Investigation into the effects of weld zone and geometric discontinuity on the formability reduction of tailor welded blanks

Numerous advantages of application of tailor welded blanks (TWBs) in automobile industry, namely reduction of weight, fuel consumption and air pollution, have made the manufacturers eager to investigate in this field. On the other hand, while experiments generally provide valuable information in regard with mechanical behaviors, but utilization of simulation methods has extended vastly due to time and cost saving issues. One challenging issue in numerically analyzing the forming behavior of transversely welded TWBs, welded by laser welding methods, has been the presence of weld zone.

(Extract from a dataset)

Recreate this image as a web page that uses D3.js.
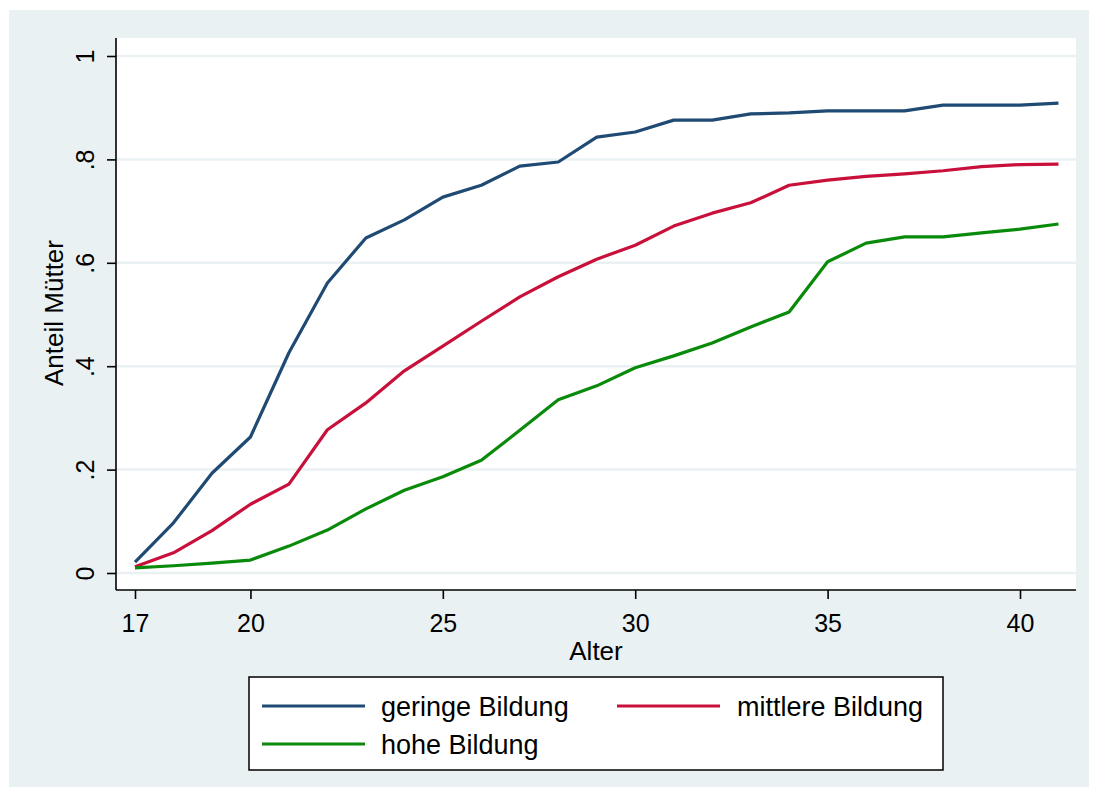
<!DOCTYPE html>
<html>
<head>
<meta charset="utf-8">
<script src="https://cdn.jsdelivr.net/npm/d3@7/dist/d3.min.js"></script>
<style>
  html, body { margin: 0; padding: 0; background: #ffffff; }
  svg { display: block; font-family: "Liberation Sans", Arial, sans-serif; }
</style>
</head>
<body>
<svg id="chart" width="1098" height="796"></svg>
<script>
const ages = d3.range(17, 42);
const geringe = [0.021, 0.097, 0.193, 0.263, 0.426, 0.561, 0.648, 0.683, 0.727, 0.750, 0.787, 0.795, 0.843, 0.853, 0.876, 0.876, 0.888, 0.890, 0.894, 0.894, 0.894, 0.905, 0.905, 0.905, 0.909];
const mittlere = [0.012, 0.039, 0.082, 0.133, 0.172, 0.277, 0.329, 0.391, 0.439, 0.487, 0.534, 0.573, 0.607, 0.634, 0.671, 0.696, 0.716, 0.750, 0.760, 0.767, 0.772, 0.778, 0.786, 0.790, 0.791];
const hohe = [0.010, 0.014, 0.019, 0.025, 0.052, 0.083, 0.124, 0.160, 0.186, 0.218, 0.276, 0.335, 0.362, 0.397, 0.420, 0.445, 0.476, 0.505, 0.602, 0.638, 0.650, 0.650, 0.658, 0.665, 0.675];
const seriesNames = ["geringe Bildung", "mittlere Bildung", "hohe Bildung"];
const seriesColors = ["#1f4a73", "#c8103a", "#0a8a0a"];
const xTicks = [17, 20, 25, 30, 35, 40];
const yTicks = [0, 0.2, 0.4, 0.6, 0.8, 1];
const yTickLabels = ["0", ".2", ".4", ".6", ".8", "1"];

const svg = d3.select("#chart");
const bg = "#eaf1f3";

// outer background
svg.append("rect").attr("x", 9).attr("y", 10).attr("width", 1080).attr("height", 777).attr("fill", bg);

const plot = { left: 116, right: 1076, top: 38, bottom: 590 };
svg.append("rect").attr("x", plot.left).attr("y", plot.top)
  .attr("width", plot.right - plot.left).attr("height", plot.bottom - plot.top).attr("fill", "#ffffff");

const x = d3.scaleLinear().domain([17, 40]).range([135, 1020]);
const y = d3.scaleLinear().domain([0, 1]).range([573, 56]);

// gridlines
svg.append("g").selectAll("line").data(yTicks).join("line")
  .attr("x1", plot.left).attr("x2", plot.right)
  .attr("y1", d => y(d)).attr("y2", d => y(d))
  .attr("stroke", bg).attr("stroke-width", 2.5);

// y axis
const yAxis = d3.axisLeft(y).tickValues(yTicks).tickSize(9).tickPadding(0)
  .tickFormat((d, i) => yTickLabels[i]);
const gy = svg.append("g").attr("transform", `translate(${plot.left},0)`).call(yAxis);
gy.select(".domain").attr("d", `M0,${plot.top}V${plot.bottom}`).attr("stroke", "#000").attr("stroke-width", 1.6);
gy.selectAll(".tick line").attr("stroke", "#000").attr("stroke-width", 1.6);
gy.selectAll(".tick text")
  .attr("x", null).attr("dy", null)
  .attr("transform", "translate(-22,0) rotate(-90)")
  .attr("text-anchor", "middle")
  .attr("font-size", 25).attr("fill", "#000")
  .attr("font-family", "Liberation Sans, Arial, sans-serif");

// x axis
const xAxis = d3.axisBottom(x).tickValues(xTicks).tickSize(9).tickPadding(0).tickFormat(d3.format("d"));
const gx = svg.append("g").attr("transform", `translate(0,${plot.bottom})`).call(xAxis);
gx.select(".domain").attr("d", `M${plot.left},0H${plot.right}`).attr("stroke", "#000").attr("stroke-width", 1.6);
gx.selectAll(".tick line").attr("stroke", "#000").attr("stroke-width", 1.6);
gx.selectAll(".tick text")
  .attr("y", 42).attr("dy", null)
  .attr("font-size", 25).attr("fill", "#000")
  .attr("font-family", "Liberation Sans, Arial, sans-serif");

// axis titles
svg.append("text").attr("x", (plot.left + plot.right) / 2).attr("y", 660)
  .attr("text-anchor", "middle").attr("font-size", 26).text("Alter");
svg.append("text").attr("transform", "translate(63,313) rotate(-90)")
  .attr("text-anchor", "middle").attr("font-size", 26).text("Anteil Mütter");

// lines
const allSeries = [geringe, mittlere, hohe];
const line = d3.line().x((d, i) => x(ages[i])).y(d => y(d));
svg.append("g").selectAll("path").data(allSeries).join("path")
  .attr("d", d => line(d))
  .attr("fill", "none")
  .attr("stroke", (d, i) => seriesColors[i])
  .attr("stroke-width", 3.2)
  .attr("stroke-linejoin", "round");

// legend
const lg = svg.append("g");
lg.append("rect").attr("x", 249).attr("y", 677).attr("width", 694).attr("height", 93)
  .attr("fill", "#ffffff").attr("stroke", "#000").attr("stroke-width", 1.5);
const legendPos = [
  { lx: 262, ly: 706, tx: 381 },
  { lx: 617, ly: 706, tx: 737 },
  { lx: 262, ly: 744, tx: 381 }
];
seriesNames.forEach((name, i) => {
  const p = legendPos[i];
  lg.append("line").attr("x1", p.lx).attr("x2", p.lx + 103).attr("y1", p.ly).attr("y2", p.ly)
    .attr("stroke", seriesColors[i]).attr("stroke-width", 3.2);
  lg.append("text").attr("x", p.tx).attr("y", p.ly + 10).attr("font-size", 27).attr("fill", "#000").text(name);
});
</script>
</body>
</html>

While some researchers believe that during simulation, the weld zone can be neglected due to its minority and consequently the simulation time will be less, the others confess that the consideration of weld zone increases the accuracy of the results although the time of simulation enhances. In this research, the effect of weld zone presence on the formability of transversely CO2 laser welded TWBs was studied experimentally and numerically (FE-method). The studied TWBs were consisted of IF-steels with different thicknesses (0.8 and 1.2 mm), and limiting dome height as well as forming limit diagram were used for formability assessment. Experiments in regard with limiting dome height test showed that the decisive factor in decreasing the dome height is geometric discontinuity and the effect of weld zone is about 6%. Moreover, simulation results indicated that the consideration of weld zone did not have any observable effect on limiting strains, although tearing occurred at lower punch stroke.